**REQUEST:** Each line should be copied exactly.

**DATA EXTRACT:**
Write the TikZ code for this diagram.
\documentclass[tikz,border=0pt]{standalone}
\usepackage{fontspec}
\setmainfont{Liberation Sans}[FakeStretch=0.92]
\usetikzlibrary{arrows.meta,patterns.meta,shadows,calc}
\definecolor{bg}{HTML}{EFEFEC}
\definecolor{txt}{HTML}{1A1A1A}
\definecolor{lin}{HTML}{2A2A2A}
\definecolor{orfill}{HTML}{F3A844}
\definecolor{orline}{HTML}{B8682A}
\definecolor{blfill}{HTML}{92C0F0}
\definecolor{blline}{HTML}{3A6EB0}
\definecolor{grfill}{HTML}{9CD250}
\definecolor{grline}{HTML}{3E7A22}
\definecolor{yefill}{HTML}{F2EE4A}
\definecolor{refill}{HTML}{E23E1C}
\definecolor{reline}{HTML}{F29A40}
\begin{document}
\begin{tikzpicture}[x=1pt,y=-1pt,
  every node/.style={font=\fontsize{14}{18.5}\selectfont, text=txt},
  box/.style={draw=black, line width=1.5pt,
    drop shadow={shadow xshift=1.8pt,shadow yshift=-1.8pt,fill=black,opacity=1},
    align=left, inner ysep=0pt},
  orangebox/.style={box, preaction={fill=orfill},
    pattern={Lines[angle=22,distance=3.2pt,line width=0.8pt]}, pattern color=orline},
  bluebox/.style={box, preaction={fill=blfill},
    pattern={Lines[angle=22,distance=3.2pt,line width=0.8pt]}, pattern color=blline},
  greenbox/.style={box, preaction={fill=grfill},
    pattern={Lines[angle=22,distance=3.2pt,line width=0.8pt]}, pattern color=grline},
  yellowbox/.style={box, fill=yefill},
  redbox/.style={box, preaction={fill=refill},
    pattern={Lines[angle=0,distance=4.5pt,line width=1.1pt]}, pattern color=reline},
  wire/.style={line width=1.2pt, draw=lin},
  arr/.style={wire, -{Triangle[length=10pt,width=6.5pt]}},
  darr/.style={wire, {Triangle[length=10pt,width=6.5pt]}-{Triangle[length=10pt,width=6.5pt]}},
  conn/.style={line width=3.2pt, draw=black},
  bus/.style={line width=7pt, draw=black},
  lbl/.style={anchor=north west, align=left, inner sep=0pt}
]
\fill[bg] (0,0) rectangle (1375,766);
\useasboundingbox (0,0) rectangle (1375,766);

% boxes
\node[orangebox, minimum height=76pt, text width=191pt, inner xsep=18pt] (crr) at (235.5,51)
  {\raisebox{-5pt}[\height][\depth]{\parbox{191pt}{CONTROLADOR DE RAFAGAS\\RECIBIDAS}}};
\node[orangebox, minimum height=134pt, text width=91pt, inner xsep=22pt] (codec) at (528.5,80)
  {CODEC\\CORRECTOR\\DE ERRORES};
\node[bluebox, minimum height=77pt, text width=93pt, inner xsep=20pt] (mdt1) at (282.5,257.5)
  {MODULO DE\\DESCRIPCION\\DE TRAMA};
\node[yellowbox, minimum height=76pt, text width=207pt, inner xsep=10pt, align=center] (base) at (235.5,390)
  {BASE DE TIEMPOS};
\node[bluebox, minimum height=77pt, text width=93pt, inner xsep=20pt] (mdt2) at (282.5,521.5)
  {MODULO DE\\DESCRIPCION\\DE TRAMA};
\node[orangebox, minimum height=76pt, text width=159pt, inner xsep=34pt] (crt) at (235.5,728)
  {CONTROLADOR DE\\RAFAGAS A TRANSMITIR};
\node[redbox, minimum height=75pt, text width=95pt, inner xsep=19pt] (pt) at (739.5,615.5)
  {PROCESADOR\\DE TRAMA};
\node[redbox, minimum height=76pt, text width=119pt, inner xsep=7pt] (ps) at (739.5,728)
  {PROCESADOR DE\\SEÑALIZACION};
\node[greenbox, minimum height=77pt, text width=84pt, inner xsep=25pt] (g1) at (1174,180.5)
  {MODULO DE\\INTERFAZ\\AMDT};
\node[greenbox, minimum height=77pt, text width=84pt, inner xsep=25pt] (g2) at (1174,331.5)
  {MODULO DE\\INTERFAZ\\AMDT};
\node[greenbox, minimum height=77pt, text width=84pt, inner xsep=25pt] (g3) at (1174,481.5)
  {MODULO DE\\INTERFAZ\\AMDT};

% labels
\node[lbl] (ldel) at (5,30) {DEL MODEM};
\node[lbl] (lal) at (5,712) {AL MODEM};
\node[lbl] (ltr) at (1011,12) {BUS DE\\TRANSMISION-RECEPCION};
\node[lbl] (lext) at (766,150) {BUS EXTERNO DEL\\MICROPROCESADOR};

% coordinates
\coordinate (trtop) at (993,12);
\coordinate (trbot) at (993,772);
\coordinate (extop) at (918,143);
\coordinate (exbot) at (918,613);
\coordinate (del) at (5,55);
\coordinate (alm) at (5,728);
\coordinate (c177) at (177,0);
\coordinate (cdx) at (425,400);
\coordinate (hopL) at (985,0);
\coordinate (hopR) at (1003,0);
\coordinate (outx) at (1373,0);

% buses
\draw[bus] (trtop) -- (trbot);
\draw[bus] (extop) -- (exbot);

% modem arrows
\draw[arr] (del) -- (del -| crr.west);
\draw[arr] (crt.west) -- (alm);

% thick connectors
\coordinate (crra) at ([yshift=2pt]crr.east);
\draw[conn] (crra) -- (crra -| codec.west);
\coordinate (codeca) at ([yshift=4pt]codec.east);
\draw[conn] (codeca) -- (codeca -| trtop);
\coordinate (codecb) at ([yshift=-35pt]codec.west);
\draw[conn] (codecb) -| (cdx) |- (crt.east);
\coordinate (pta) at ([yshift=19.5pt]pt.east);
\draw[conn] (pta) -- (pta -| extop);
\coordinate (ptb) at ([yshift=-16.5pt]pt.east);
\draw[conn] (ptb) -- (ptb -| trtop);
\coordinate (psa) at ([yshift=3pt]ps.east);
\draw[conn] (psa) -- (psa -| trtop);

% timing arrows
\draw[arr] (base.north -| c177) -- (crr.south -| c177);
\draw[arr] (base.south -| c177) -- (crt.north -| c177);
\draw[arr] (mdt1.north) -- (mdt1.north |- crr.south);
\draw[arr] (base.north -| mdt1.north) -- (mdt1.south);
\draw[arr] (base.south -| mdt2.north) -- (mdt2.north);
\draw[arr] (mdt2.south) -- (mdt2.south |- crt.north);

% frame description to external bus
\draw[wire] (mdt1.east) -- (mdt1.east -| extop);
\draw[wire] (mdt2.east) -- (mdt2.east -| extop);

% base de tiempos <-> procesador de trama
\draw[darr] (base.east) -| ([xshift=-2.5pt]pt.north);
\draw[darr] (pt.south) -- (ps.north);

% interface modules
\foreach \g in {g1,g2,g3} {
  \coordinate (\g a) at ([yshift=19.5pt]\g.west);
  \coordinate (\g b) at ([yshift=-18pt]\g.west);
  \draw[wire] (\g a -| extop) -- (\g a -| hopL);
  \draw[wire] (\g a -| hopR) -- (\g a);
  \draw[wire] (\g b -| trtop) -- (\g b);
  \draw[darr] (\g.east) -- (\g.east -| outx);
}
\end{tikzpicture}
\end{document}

**FULL RESPONSE:**
Write the TikZ code for this diagram.
\documentclass[tikz,border=0pt]{standalone}
\usepackage{fontspec}
\setmainfont{Liberation Sans}[FakeStretch=0.92]
\usetikzlibrary{arrows.meta,patterns.meta,shadows,calc}
\definecolor{bg}{HTML}{EFEFEC}
\definecolor{txt}{HTML}{1A1A1A}
\definecolor{lin}{HTML}{2A2A2A}
\definecolor{orfill}{HTML}{F3A844}
\definecolor{orline}{HTML}{B8682A}
\definecolor{blfill}{HTML}{92C0F0}
\definecolor{blline}{HTML}{3A6EB0}
\definecolor{grfill}{HTML}{9CD250}
\definecolor{grline}{HTML}{3E7A22}
\definecolor{yefill}{HTML}{F2EE4A}
\definecolor{refill}{HTML}{E23E1C}
\definecolor{reline}{HTML}{F29A40}
\begin{document}
\begin{tikzpicture}[x=1pt,y=-1pt,
  every node/.style={font=\fontsize{14}{18.5}\selectfont, text=txt},
  box/.style={draw=black, line width=1.5pt,
    drop shadow={shadow xshift=1.8pt,shadow yshift=-1.8pt,fill=black,opacity=1},
    align=left, inner ysep=0pt},
  orangebox/.style={box, preaction={fill=orfill},
    pattern={Lines[angle=22,distance=3.2pt,line width=0.8pt]}, pattern color=orline},
  bluebox/.style={box, preaction={fill=blfill},
    pattern={Lines[angle=22,distance=3.2pt,line width=0.8pt]}, pattern color=blline},
  greenbox/.style={box, preaction={fill=grfill},
    pattern={Lines[angle=22,distance=3.2pt,line width=0.8pt]}, pattern color=grline},
  yellowbox/.style={box, fill=yefill},
  redbox/.style={box, preaction={fill=refill},
    pattern={Lines[angle=0,distance=4.5pt,line width=1.1pt]}, pattern color=reline},
  wire/.style={line width=1.2pt, draw=lin},
  arr/.style={wire, -{Triangle[length=10pt,width=6.5pt]}},
  darr/.style={wire, {Triangle[length=10pt,width=6.5pt]}-{Triangle[length=10pt,width=6.5pt]}},
  conn/.style={line width=3.2pt, draw=black},
  bus/.style={line width=7pt, draw=black},
  lbl/.style={anchor=north west, align=left, inner sep=0pt}
]
\fill[bg] (0,0) rectangle (1375,766);
\useasboundingbox (0,0) rectangle (1375,766);

% boxes
\node[orangebox, minimum height=76pt, text width=191pt, inner xsep=18pt] (crr) at (235.5,51)
  {\raisebox{-5pt}[\height][\depth]{\parbox{191pt}{CONTROLADOR DE RAFAGAS\\RECIBIDAS}}};
\node[orangebox, minimum height=134pt, text width=91pt, inner xsep=22pt] (codec) at (528.5,80)
  {CODEC\\CORRECTOR\\DE ERRORES};
\node[bluebox, minimum height=77pt, text width=93pt, inner xsep=20pt] (mdt1) at (282.5,257.5)
  {MODULO DE\\DESCRIPCION\\DE TRAMA};
\node[yellowbox, minimum height=76pt, text width=207pt, inner xsep=10pt, align=center] (base) at (235.5,390)
  {BASE DE TIEMPOS};
\node[bluebox, minimum height=77pt, text width=93pt, inner xsep=20pt] (mdt2) at (282.5,521.5)
  {MODULO DE\\DESCRIPCION\\DE TRAMA};
\node[orangebox, minimum height=76pt, text width=159pt, inner xsep=34pt] (crt) at (235.5,728)
  {CONTROLADOR DE\\RAFAGAS A TRANSMITIR};
\node[redbox, minimum height=75pt, text width=95pt, inner xsep=19pt] (pt) at (739.5,615.5)
  {PROCESADOR\\DE TRAMA};
\node[redbox, minimum height=76pt, text width=119pt, inner xsep=7pt] (ps) at (739.5,728)
  {PROCESADOR DE\\SEÑALIZACION};
\node[greenbox, minimum height=77pt, text width=84pt, inner xsep=25pt] (g1) at (1174,180.5)
  {MODULO DE\\INTERFAZ\\AMDT};
\node[greenbox, minimum height=77pt, text width=84pt, inner xsep=25pt] (g2) at (1174,331.5)
  {MODULO DE\\INTERFAZ\\AMDT};
\node[greenbox, minimum height=77pt, text width=84pt, inner xsep=25pt] (g3) at (1174,481.5)
  {MODULO DE\\INTERFAZ\\AMDT};

% labels
\node[lbl] (ldel) at (5,30) {DEL MODEM};
\node[lbl] (lal) at (5,712) {AL MODEM};
\node[lbl] (ltr) at (1011,12) {BUS DE\\TRANSMISION-RECEPCION};
\node[lbl] (lext) at (766,150) {BUS EXTERNO DEL\\MICROPROCESADOR};

% coordinates
\coordinate (trtop) at (993,12);
\coordinate (trbot) at (993,772);
\coordinate (extop) at (918,143);
\coordinate (exbot) at (918,613);
\coordinate (del) at (5,55);
\coordinate (alm) at (5,728);
\coordinate (c177) at (177,0);
\coordinate (cdx) at (425,400);
\coordinate (hopL) at (985,0);
\coordinate (hopR) at (1003,0);
\coordinate (outx) at (1373,0);

% buses
\draw[bus] (trtop) -- (trbot);
\draw[bus] (extop) -- (exbot);

% modem arrows
\draw[arr] (del) -- (del -| crr.west);
\draw[arr] (crt.west) -- (alm);

% thick connectors
\coordinate (crra) at ([yshift=2pt]crr.east);
\draw[conn] (crra) -- (crra -| codec.west);
\coordinate (codeca) at ([yshift=4pt]codec.east);
\draw[conn] (codeca) -- (codeca -| trtop);
\coordinate (codecb) at ([yshift=-35pt]codec.west);
\draw[conn] (codecb) -| (cdx) |- (crt.east);
\coordinate (pta) at ([yshift=19.5pt]pt.east);
\draw[conn] (pta) -- (pta -| extop);
\coordinate (ptb) at ([yshift=-16.5pt]pt.east);
\draw[conn] (ptb) -- (ptb -| trtop);
\coordinate (psa) at ([yshift=3pt]ps.east);
\draw[conn] (psa) -- (psa -| trtop);

% timing arrows
\draw[arr] (base.north -| c177) -- (crr.south -| c177);
\draw[arr] (base.south -| c177) -- (crt.north -| c177);
\draw[arr] (mdt1.north) -- (mdt1.north |- crr.south);
\draw[arr] (base.north -| mdt1.north) -- (mdt1.south);
\draw[arr] (base.south -| mdt2.north) -- (mdt2.north);
\draw[arr] (mdt2.south) -- (mdt2.south |- crt.north);

% frame description to external bus
\draw[wire] (mdt1.east) -- (mdt1.east -| extop);
\draw[wire] (mdt2.east) -- (mdt2.east -| extop);

% base de tiempos <-> procesador de trama
\draw[darr] (base.east) -| ([xshift=-2.5pt]pt.north);
\draw[darr] (pt.south) -- (ps.north);

% interface modules
\foreach \g in {g1,g2,g3} {
  \coordinate (\g a) at ([yshift=19.5pt]\g.west);
  \coordinate (\g b) at ([yshift=-18pt]\g.west);
  \draw[wire] (\g a -| extop) -- (\g a -| hopL);
  \draw[wire] (\g a -| hopR) -- (\g a);
  \draw[wire] (\g b -| trtop) -- (\g b);
  \draw[darr] (\g.east) -- (\g.east -| outx);
}
\end{tikzpicture}
\end{document}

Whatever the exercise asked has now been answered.